Observations made by the High Court:
The High Court noted that the case of the assessee was that the claim was made by revising the return on the advice of the Chartered Accountant. Also, the Tribunal had categorically recorded that even if it was assumed that the claim made by the assessee on the advise of Chartered Accountant was wrong, still it was not a good ground for imposing penalty under Section 271(1)(c) of the Act, as two conditions are required to be satisfied i.e. firstly there should be furnishing of inaccurate particulars and secondly, there must be concealment of income. Even if there was wrong claim, it could be denied by the Assessing Officer.
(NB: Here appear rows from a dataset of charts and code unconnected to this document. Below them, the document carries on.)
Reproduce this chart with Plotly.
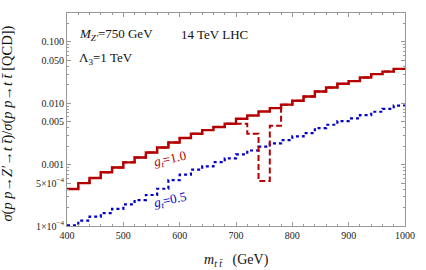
import plotly.graph_objects as go

# bin left edges (GeV) and the right edge of the last bin
mass_edges = [400, 420, 440, 460, 480, 500, 520, 540, 560, 580,
              600, 620, 640, 660, 680, 700, 720, 740, 760, 780,
              800, 820, 840, 860, 880, 900, 920, 940, 960, 980, 1000]

ratio_gt10 = [4.0e-4, 5.0e-4, 6.05e-4, 7.5e-4, 9.0e-4, 1.09e-3, 1.31e-3, 1.58e-3, 1.9e-3, 2.3e-3,
              2.72e-3, 3.19e-3, 3.66e-3, 4.1e-3, 4.64e-3, 5.6e-3, 6.34e-3, 7.37e-3, 8.36e-3, 9.5e-3,
              0.0110, 0.0129, 0.0156, 0.0181, 0.0208, 0.0230, 0.0263, 0.0299, 0.0329, 0.0364]

ratio_gt10_dashed = [4.0e-4, 5.0e-4, 6.05e-4, 7.5e-4, 9.0e-4, 1.09e-3, 1.31e-3, 1.58e-3, 1.9e-3, 2.3e-3,
                     2.72e-3, 3.19e-3, 3.66e-3, 4.1e-3, 4.64e-3, 4.64e-3, 3.19e-3, 5.4e-4, 4.3e-3, 9.5e-3,
                     0.0110, 0.0129, 0.0156, 0.0181, 0.0208, 0.0230, 0.0263, 0.0299, 0.0329, 0.0364]

ratio_gt05 = [1.02e-4, 1.22e-4, 1.42e-4, 1.62e-4, 1.9e-4, 2.25e-4, 2.65e-4, 3.2e-4, 4.05e-4, 5.6e-4,
              6.9e-4, 8.3e-4, 9.4e-4, 1.1e-3, 1.27e-3, 1.47e-3, 1.7e-3, 1.96e-3, 2.22e-3, 2.52e-3,
              2.89e-3, 3.27e-3, 3.95e-3, 4.47e-3, 5.14e-3, 5.66e-3, 6.43e-3, 7.28e-3, 8.14e-3, 9.2e-3]

y_tickvals = [1e-4, 5e-4, 0.001, 0.005, 0.010, 0.050, 0.100]
y_ticktext = ["1×10<sup>−4</sup>", "5×10<sup>−4</sup>", "0.001", "0.005", "0.010", "0.050", "0.100"]
y_minor = [2e-4, 3e-4, 4e-4, 6e-4, 7e-4, 8e-4, 9e-4,
           2e-3, 3e-3, 4e-3, 6e-3, 7e-3, 8e-3, 9e-3,
           2e-2, 3e-2, 4e-2, 6e-2, 7e-2, 8e-2, 9e-2, 0.2]
x_tickvals = [400, 500, 600, 700, 800, 900, 1000]
x_minor = [420, 440, 460, 480, 520, 540, 560, 580, 620, 640, 660, 680, 720, 740, 760, 780,
           820, 840, 860, 880, 920, 940, 960, 980]

RED = "#b40000"
BLUE = "#0000c8"
SERIF = "Liberation Serif"


def steps(vals):
    return vals + [vals[-1]]


fig = go.Figure()
fig.add_trace(go.Scatter(x=mass_edges, y=steps(ratio_gt05), mode="lines", line_shape="hv",
                         line=dict(color=BLUE, width=2.2, dash="dot"), showlegend=False))
fig.add_trace(go.Scatter(x=mass_edges, y=steps(ratio_gt10_dashed), mode="lines", line_shape="hv",
                         line=dict(color=RED, width=2, dash="6px,3px"), showlegend=False))
fig.add_trace(go.Scatter(x=mass_edges, y=steps(ratio_gt10), mode="lines", line_shape="hv",
                         line=dict(color=RED, width=2.4), showlegend=False))

axis_common = dict(showgrid=False, zeroline=False, mirror="allticks", showline=True,
                   linecolor="#999999", linewidth=1, ticks="inside", tickcolor="#999999",
                   ticklen=4, tickfont=dict(family=SERIF, size=10, color="#222222"))

fig.update_xaxes(range=[400, 1000], tickvals=x_tickvals,
                 minor=dict(tickvals=x_minor, ticks="inside", ticklen=2, tickcolor="#999999"),
                 **axis_common)
fig.update_yaxes(type="log", range=[-4, -0.528], tickvals=y_tickvals, ticktext=y_ticktext,
                 minor=dict(tickvals=y_minor, ticks="inside", ticklen=2, tickcolor="#999999"),
                 **axis_common)

ann_font = dict(family=SERIF, size=13, color="#111111")
fig.add_annotation(x=0.03, y=0.90, xref="paper", yref="paper", xanchor="left", yanchor="middle",
                   text="<i>M</i><sub><i>Z′</i></sub>=750 GeV", showarrow=False, font=ann_font)
fig.add_annotation(x=0.33, y=0.90, xref="paper", yref="paper", xanchor="left", yanchor="middle",
                   text="14 TeV LHC", showarrow=False, font=ann_font)
fig.add_annotation(x=0.03, y=0.785, xref="paper", yref="paper", xanchor="left", yanchor="middle",
                   text="Λ<sub>3</sub>=1 TeV", showarrow=False, font=ann_font)

fig.add_annotation(x=0.305, y=0.31, xref="paper", yref="paper", xanchor="center", yanchor="middle",
                   text="<i>g</i><sub><i>t</i></sub>=1.0", showarrow=False, textangle=-12,
                   font=dict(family=SERIF, size=13, color=RED))
fig.add_annotation(x=0.305, y=0.12, xref="paper", yref="paper", xanchor="center", yanchor="middle",
                   text="<i>g</i><sub><i>t</i></sub>=0.5", showarrow=False, textangle=-12,
                   font=dict(family=SERIF, size=13, color=BLUE))

fig.add_annotation(x=0.5, y=-0.115, xref="paper", yref="paper", xanchor="center", yanchor="top",
                   text="<i>m</i><sub><i>t t̄</i></sub>   (GeV)", showarrow=False,
                   font=dict(family=SERIF, size=14, color="#111111"))
fig.add_annotation(x=-0.175, y=0.48, xref="paper", yref="paper", xanchor="center", yanchor="middle",
                   text="<i>σ</i>(<i>p p</i>→<i>Z′</i>→<i>t t̄</i>)/<i>σ</i>(<i>p p</i>→<i>t t̄</i> [QCD])",
                   showarrow=False, textangle=-90,
                   font=dict(family=SERIF, size=14.5, color="#111111"))

fig.update_layout(width=426, height=270, margin=dict(l=67, r=11, t=13, b=44),
                  paper_bgcolor="white", plot_bgcolor="white", showlegend=False)

fig.write_html("out.html", config={"displayModeBar": False},
               post_script="document.body.style.margin='0px';")
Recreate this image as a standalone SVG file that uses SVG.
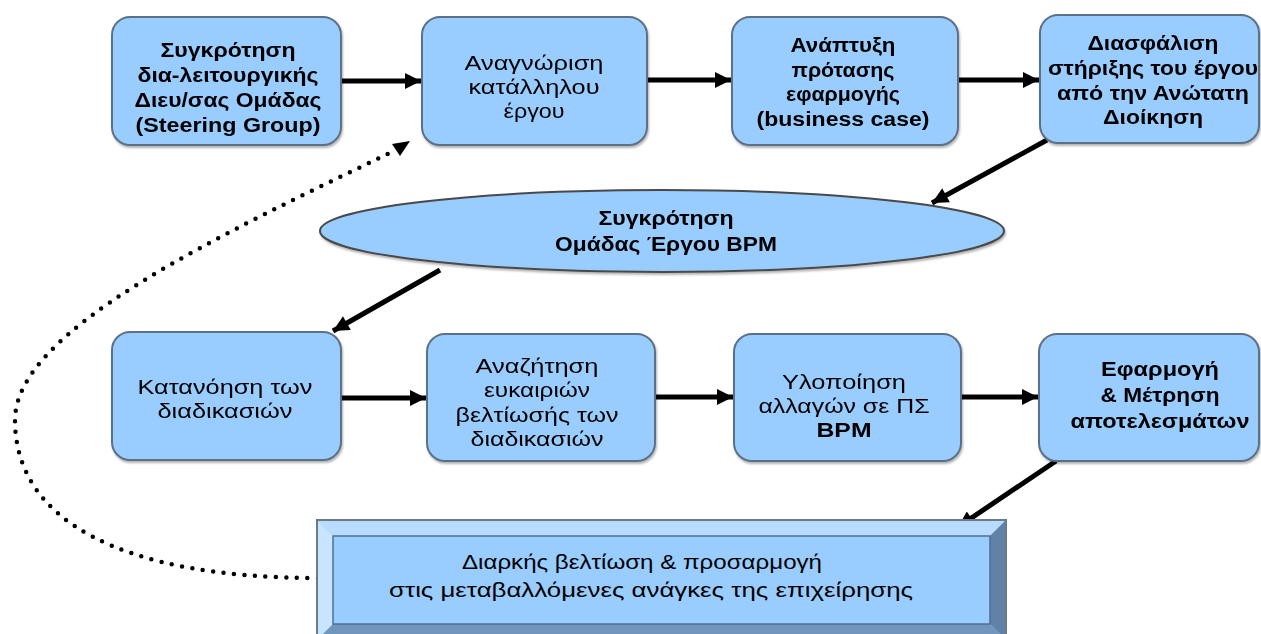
<svg xmlns="http://www.w3.org/2000/svg" width="1261" height="634" viewBox="0 0 1261 634">
<defs>
<style>
.box{fill:#99ccff;stroke:#5d7186;stroke-width:2}
.t{font-family:"Liberation Sans",Arial,sans-serif;font-size:20px;fill:#000;text-anchor:middle}
.b{font-weight:bold}
.arr{stroke:#000;stroke-width:5;fill:none}
.dot{stroke:#000;stroke-width:4.5;fill:none;stroke-linecap:round;stroke-dasharray:0 10.5}
</style>
<marker id="ah" viewBox="0 0 10 10" refX="10" refY="5" markerWidth="18" markerHeight="16" markerUnits="userSpaceOnUse" orient="auto">
<path d="M0,0 L10,5 L0,10 Z" fill="#000"/>
</marker>
<filter id="sh" x="-5%" y="-5%" width="110%" height="115%">
<feDropShadow dx="1" dy="2" stdDeviation="1.2" flood-color="#000" flood-opacity="0.3"/>
</filter>
</defs>

<g id="connectors">
<line class="arr" x1="341" y1="81" x2="421" y2="81" marker-end="url(#ah)"/>
<line class="arr" x1="647" y1="80" x2="731" y2="80" marker-end="url(#ah)"/>
<line class="arr" x1="958" y1="80" x2="1039" y2="80" marker-end="url(#ah)"/>
<line class="arr" x1="1047" y1="140" x2="932" y2="203" marker-end="url(#ah)"/>
<line class="arr" x1="440" y1="270" x2="333" y2="331" marker-end="url(#ah)"/>
<line class="arr" x1="341" y1="398" x2="426" y2="398" marker-end="url(#ah)"/>
<line class="arr" x1="655" y1="397" x2="733" y2="397" marker-end="url(#ah)"/>
<line class="arr" x1="961" y1="397" x2="1038" y2="397" marker-end="url(#ah)"/>
<line class="arr" x1="1056" y1="461" x2="958" y2="527" marker-end="url(#ah)"/>
<path class="dot" d="M318,578 C120,578 15,520 15,420 C15,330 220,235 396,150"/>
<path d="M392,144 L410,141 L400,156 Z" fill="#000"/>
</g>

<g id="n1" filter="url(#sh)">
<rect class="box" x="112" y="17" width="229" height="128" rx="18"/>
<text class="t b" x="228" y="57" textLength="135" lengthAdjust="spacingAndGlyphs">Συγκρότηση</text>
<text class="t b" x="228" y="82" textLength="181" lengthAdjust="spacingAndGlyphs">δια-λειτουργικής</text>
<text class="t b" x="228" y="107" textLength="187" lengthAdjust="spacingAndGlyphs">Διευ/σας Ομάδας</text>
<text class="t b" x="228" y="132" textLength="185" lengthAdjust="spacingAndGlyphs">(Steering Group)</text>
</g>

<g id="n2" filter="url(#sh)">
<rect class="box" x="422" y="17" width="225" height="128" rx="18"/>
<text class="t" x="534" y="70" textLength="139" lengthAdjust="spacingAndGlyphs">Αναγνώριση</text>
<text class="t" x="534" y="94" textLength="131" lengthAdjust="spacingAndGlyphs">κατάλληλου</text>
<text class="t" x="534" y="118" textLength="61" lengthAdjust="spacingAndGlyphs">έργου</text>
</g>

<g id="n3" filter="url(#sh)">
<rect class="box" x="732" y="17" width="226" height="128" rx="18"/>
<text class="t b" x="843" y="52" textLength="105" lengthAdjust="spacingAndGlyphs">Ανάπτυξη</text>
<text class="t b" x="843" y="77" textLength="103" lengthAdjust="spacingAndGlyphs">πρότασης</text>
<text class="t b" x="843" y="101" textLength="114" lengthAdjust="spacingAndGlyphs">εφαρμογής</text>
<text class="t b" x="843" y="126" textLength="173" lengthAdjust="spacingAndGlyphs">(business case)</text>
</g>

<g id="n4" filter="url(#sh)">
<rect class="box" x="1040" y="15" width="219" height="128" rx="18"/>
<text class="t b" x="1153" y="50" textLength="131" lengthAdjust="spacingAndGlyphs">Διασφάλιση</text>
<text class="t b" x="1153" y="75" textLength="210" lengthAdjust="spacingAndGlyphs">στήριξης του έργου</text>
<text class="t b" x="1153" y="100" textLength="192" lengthAdjust="spacingAndGlyphs">από την Ανώτατη</text>
<text class="t b" x="1153" y="124" textLength="100" lengthAdjust="spacingAndGlyphs">Διοίκηση</text>
</g>

<g id="n5" filter="url(#sh)">
<ellipse class="box" cx="662" cy="231" rx="342" ry="41" style="stroke:#4a4a4a"/>
<text class="t b" x="666" y="225" textLength="135" lengthAdjust="spacingAndGlyphs">Συγκρότηση</text>
<text class="t b" x="666" y="251" textLength="222" lengthAdjust="spacingAndGlyphs">Ομάδας Έργου BPM</text>
</g>

<g id="n6" filter="url(#sh)">
<rect class="box" x="112" y="332" width="229" height="128" rx="18"/>
<text class="t" x="225" y="394" textLength="175" lengthAdjust="spacingAndGlyphs">Κατανόηση των</text>
<text class="t" x="225" y="418" textLength="135" lengthAdjust="spacingAndGlyphs">διαδικασιών</text>
</g>

<g id="n7" filter="url(#sh)">
<rect class="box" x="427" y="334" width="228" height="127" rx="18"/>
<text class="t" x="537" y="373" textLength="123" lengthAdjust="spacingAndGlyphs">Αναζήτηση</text>
<text class="t" x="537" y="397" textLength="106" lengthAdjust="spacingAndGlyphs">ευκαιριών</text>
<text class="t" x="537" y="422" textLength="163" lengthAdjust="spacingAndGlyphs">βελτίωσής των</text>
<text class="t" x="537" y="446" textLength="133" lengthAdjust="spacingAndGlyphs">διαδικασιών</text>
</g>

<g id="n8" filter="url(#sh)">
<rect class="box" x="734" y="334" width="227" height="127" rx="18"/>
<text class="t" x="844" y="389" textLength="124" lengthAdjust="spacingAndGlyphs">Υλοποίηση</text>
<text class="t" x="844" y="413" textLength="171" lengthAdjust="spacingAndGlyphs">αλλαγών σε ΠΣ</text>
<text class="t b" x="844" y="437" textLength="55" lengthAdjust="spacingAndGlyphs">BPM</text>
</g>

<g id="n9" filter="url(#sh)">
<rect class="box" x="1039" y="334" width="220" height="127" rx="18"/>
<text class="t b" x="1160" y="376" textLength="118" lengthAdjust="spacingAndGlyphs">Εφαρμογή</text>
<text class="t b" x="1160" y="402" textLength="119" lengthAdjust="spacingAndGlyphs">&amp; Μέτρηση</text>
<text class="t b" x="1160" y="428" textLength="179" lengthAdjust="spacingAndGlyphs">αποτελεσμάτων</text>
</g>

<g id="n10">
<rect x="317" y="520" width="689" height="122" fill="#99ccff" stroke="#6b7a88" stroke-width="2"/>
<polygon points="317,520 1006,520 990,536 333,536" fill="#b8dcff"/>
<polygon points="317,520 333,536 333,624 317,640" fill="#c8e4ff"/>
<polygon points="1006,520 1006,640 990,624 990,536" fill="#5f82a6"/>
<polygon points="317,640 333,624 990,624 1006,640" fill="#7096bc"/>
<rect x="333" y="536" width="657" height="88" fill="#99ccff" stroke="#4f6f90" stroke-width="1.5"/>
<rect x="317" y="520" width="689" height="122" fill="none" stroke="#6b7a88" stroke-width="2"/>
<text class="t" x="642" y="569" textLength="360" lengthAdjust="spacingAndGlyphs">Διαρκής βελτίωση &amp; προσαρμογή</text>
<text class="t" x="651" y="597" textLength="524" lengthAdjust="spacingAndGlyphs">στις μεταβαλλόμενες ανάγκες της επιχείρησης</text>
</g>
</svg>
It could be a good case for addition but not for penalty.

It was observed that the Tribunal had concluded that the assessee did not furnish inaccurate particulars with the intention to conceal income and rather it made a claim on the advice of the chartered accountant which was found to be not correct. 

The High Court observed that the ITAT had had recorded the findings after appreciating the entire material on record and the relevant provisions of the law and the appellant-revenue could not controvert the findings recorded by the Tribunal.

It was further noted that in the case of Olympia Electronics Private Limited, while dealing with similar issue, the Court had recorded that the issue was a debatable one and the assessee had in its return of Income made a mention by giving a note to the computation of income which was filed alongwith the return of income. It was concluded that in such circumstances, there was no concealment or furnishing of inaccurate particulars.

Also it was noted that Hon’ble Supreme Court in the case of Reliance Petro Products Private Limited had held that mere making of a claim which was ultimately found to be unsustainable may not by itself amount to furnishing of inaccurate particulars regarding the income.

Held:
The appeal was dismissed holding that no substantial question of law arises.